In the second case, NLRB v. American Red Cross, Case 28-A-23443, an Administrative Law Judge (“ALJ”) ruled that an employer engaged in an unfair labor practice when it included the following language in its employee handbook: “I further agree that the at-will relationship cannot be amended, modified or altered in any way.” The ALJ ruled that the language was unlawfully overbroad to the extent it conveyed that at-will status could never be changed. In other words, the ALJ was concerned that the language implied that any concerted effort undertaken by employees to alter the at-will status would be futile. The ALJ ruled this way even though the employer permitted the employee to delete this language before signing the acknowledgement and subsequently modified the handbook at-will provision for all employees.

But more recent cases, In re Rocha Transportation and In re Mimi’s Café, have upheld at-will employment disclaimers that were worded more narrowly than that in American Red Cross. On October 31, 2012, the Office of the General Counsel of the NLRB issued two advice memoranda analyzing at-will employment policies in employee handbooks maintained by Mimi’s Café and Rocha Transportation.
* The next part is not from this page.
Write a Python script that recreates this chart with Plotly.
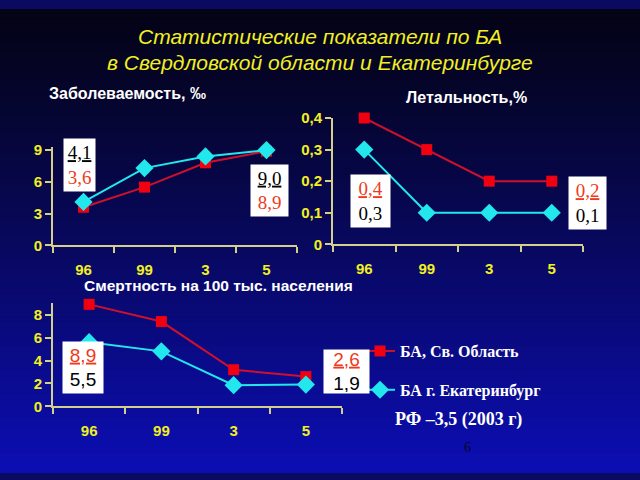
import plotly.graph_objects as go

# ---- data ----
years = ["96", "99", "3", "5"]
morb_region = [3.6, 5.5, 7.8, 8.9]
morb_city = [4.1, 7.3, 8.4, 9.0]
leth_region = [0.4, 0.3, 0.2, 0.2]
leth_city = [0.3, 0.1, 0.1, 0.1]
mort_region = [8.9, 7.4, 3.2, 2.6]
mort_city = [5.6, 4.8, 1.85, 1.9]
name_region = "БА, Св. Область"
name_city = "БА г. Екатеринбург"

W, H = 640, 480
RED = "#f00010"
REDLINE = "#d0102a"
CYAN = "#22e8ee"
AXIS = "#d2d08a"
TICK = "#f2f020"

fig = go.Figure()

def add_pair(xa, ya, yr, yc, show):
    fig.add_trace(go.Scatter(x=years, y=yr, mode="lines+markers", name=name_region,
                             xaxis=xa, yaxis=ya, showlegend=show, legendgroup="r",
                             cliponaxis=False,
                             line=dict(color=REDLINE, width=2),
                             marker=dict(symbol="square", size=11, color=RED)))
    fig.add_trace(go.Scatter(x=years, y=yc, mode="lines+markers", name=name_city,
                             xaxis=xa, yaxis=ya, showlegend=show, legendgroup="c",
                             cliponaxis=False,
                             line=dict(color=CYAN, width=2),
                             marker=dict(symbol="diamond", size=14, color=CYAN)))

add_pair("x", "y", morb_region, morb_city, True)
add_pair("x2", "y2", leth_region, leth_city, False)
add_pair("x3", "y3", mort_region, mort_city, False)

def px(v):
    return v / W

def py(v):
    return 1 - v / H

xcommon = dict(type="category", showline=True, linecolor=AXIS, linewidth=2,
               showgrid=False, zeroline=False, ticks="outside", tickson="boundaries",
               tickcolor=AXIS, ticklen=6, tickwidth=2, range=[-0.5, 3.5],
               tickfont=dict(family="Liberation Sans", size=15, color=TICK, weight="bold"),
               ticklabelstandoff=10)
ycommon = dict(showline=True, linecolor=AXIS, linewidth=2, showgrid=False,
               zeroline=False, ticks="outside", tickcolor=AXIS, ticklen=6, tickwidth=2,
               tickfont=dict(family="Liberation Sans", size=15, color=TICK, weight="bold"))

# background gradient
shapes = []
N = 96
top = (4, 3, 22)
bot = (12, 14, 180)
for i in range(N):
    t = (i + 0.5) / N
    c = tuple(int(round(top[k] + (bot[k] - top[k]) * (t ** 1.15))) for k in range(3))
    shapes.append(dict(type="rect", xref="paper", yref="paper", layer="below",
                       x0=0, x1=1, y0=1 - (i + 1) / N - 0.002, y1=1 - i / N,
                       fillcolor="rgb(%d,%d,%d)" % c, line=dict(width=0)))

annotations = []

def box(cx, cy, top_txt, bot_txt, top_col, bot_col, fam, w, h):
    annotations.append(dict(
        x=px(cx), y=py(cy), xref="paper", yref="paper", showarrow=False,
        xanchor="center", yanchor="middle",
        text="<span style='color:%s;text-decoration:underline'>%s</span><br><span style='color:%s'>%s</span>" % (top_col, top_txt, bot_col, bot_txt),
        font=dict(family=fam, size=19), bgcolor="white", width=w, height=h,
        align="center", valign="middle"))

BLK = "#000000"
ORR = "#f03a20"
box(79.5, 162, "4,1", "3,6", BLK, ORR, "Liberation Serif", 29, 50)
box(269.5, 188.5, "9,0", "8,9", BLK, ORR, "Liberation Serif", 35, 49)
box(370.5, 199, "0,4", "0,3", ORR, BLK, "Liberation Serif", 37, 50)
box(587.5, 201, "0,2", "0,1", ORR, BLK, "Liberation Serif", 35, 50)
box(83, 371.5, "8,9", "5,5", ORR, BLK, "Liberation Sans", 38, 49)
box(346.5, 375.5, "2,6", "1,9", ORR, BLK, "Liberation Sans", 43, 41)

def label(x, y, txt, size, color="white", fam="Liberation Sans", bold=True, italic=False,
          xanchor="left"):
    annotations.append(dict(x=px(x), y=py(y), xref="paper", yref="paper", showarrow=False,
                            text=txt, xanchor=xanchor, yanchor="middle",
                            font=dict(family=fam, size=size, color=color,
                                      weight="bold" if bold else "normal",
                                      style="italic" if italic else "normal")))

label(320, 28, "Статистические показатели по БА", 21, color=TICK, bold=False, italic=True,
      xanchor="center")
label(320, 55, "в Свердловской области и Екатеринбурге", 21, color=TICK, bold=False,
      italic=True, xanchor="center")
label(47, 88, "Заболеваемость, ‰", 16)
label(404, 92, "Летальность,%", 16)
label(82, 287, "Смертность на 100 тыс. населения", 15.5)
label(393, 426, "РФ –3,5 (2003 г)", 18, fam="Liberation Serif")
label(467, 455, "6", 14, color="#05052e", fam="Liberation Serif", bold=False, xanchor="center")

fig.update_layout(
    width=W, height=H, margin=dict(l=0, r=0, t=0, b=0),
    paper_bgcolor="#0a0a60", plot_bgcolor="rgba(0,0,0,0)",
    shapes=shapes, annotations=annotations,
    xaxis=dict(domain=[px(53), px(297)], anchor="y", **xcommon),
    yaxis=dict(domain=[py(245), py(143)], anchor="x", range=[0, 9.3],
               tickvals=[0, 3, 6, 9], **ycommon),
    xaxis2=dict(domain=[px(333), px(583)], anchor="y2", **xcommon),
    yaxis2=dict(domain=[py(244), py(113)], anchor="x2", range=[0, 0.4],
                tickvals=[0, 0.1, 0.2, 0.3, 0.4], ticktext=["0", "0,1", "0,2", "0,3", "0,4"],
                **ycommon),
    xaxis3=dict(domain=[px(53), px(342)], anchor="y3", **xcommon),
    yaxis3=dict(domain=[py(412), py(305)], anchor="x3", range=[0, 9],
                tickvals=[0, 2, 4, 6, 8], **ycommon),
    legend=dict(x=px(360), y=py(337), xanchor="left", yanchor="top",
                bgcolor="rgba(0,0,0,0)", tracegroupgap=15, itemwidth=30,
                font=dict(family="Liberation Serif", size=16, color="white", weight="bold")),
    showlegend=True,
)

fig.write_html("out.html")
In doing so, the General Counsel concluded that the at-will policies at issue:
  • Did not explicitly restrict employees’ Section 7 activity;
  • Were not set out in response to union activity or other protected activity and have not been applied to restrict protected activity; and
  • Read in context, would not reasonably be interpreted to restrict an employee's Section 7 right to:
              -engage in concerted attempts to change his/her employment at-will status;
              -or select a collective bargaining representative and bargain collectively for
               a contract.

The General Counsel concluded that the policy in Mimi's Café is permissible because it merely reinforces that nothing in the handbook creates an employment contract and highlights the employer's policy that most company representatives are not authorized to modify an employee's at-will status. The NLRB advised that such language cannot be reasonably construed to restrict an employee's Section 7 right to enter into collective bargaining with an employer to change the employment at-will relationship. Additionally, the policy in Rocha Transportation is allowable because although it prohibits the employer’s representatives from entering into employment contracts with employees, it explicitly permits the employer's president to enter into written employment agreements that modify the at-will relationship, which would include the possibility of a collective bargaining agreement.

The General Counsel differentiated the these policies from the disclaimers in American Red Cross by noting that the employees in American Red Cross had to acknowledge that: “I further agree that the at-will employment relationship cannot be amended, modified or altered in any way.” The General Counsel opined that this language is more suspect because it implied a waiver of the employee's Section 7 rights. The General Counsel explicitly recognized that this area is unsettled, and he recommended that all cases involving employer handbook provisions restricting modification of an employee's at-will status be submitted to the Division of Advice.

Future Implications:
  • Employers should make sure that employee at-will acknowledgements do not waive any ability to change the employment relationship in the future.
  • Employers should also consider inserting a reference to a management employee (such as the company President) who has the authority to enter into employment contracts that are not at-will.
  • Savings clauses to the effect that nothing in the policy infringes on rights under the NLRA will likely be insufficient to prevent exposure.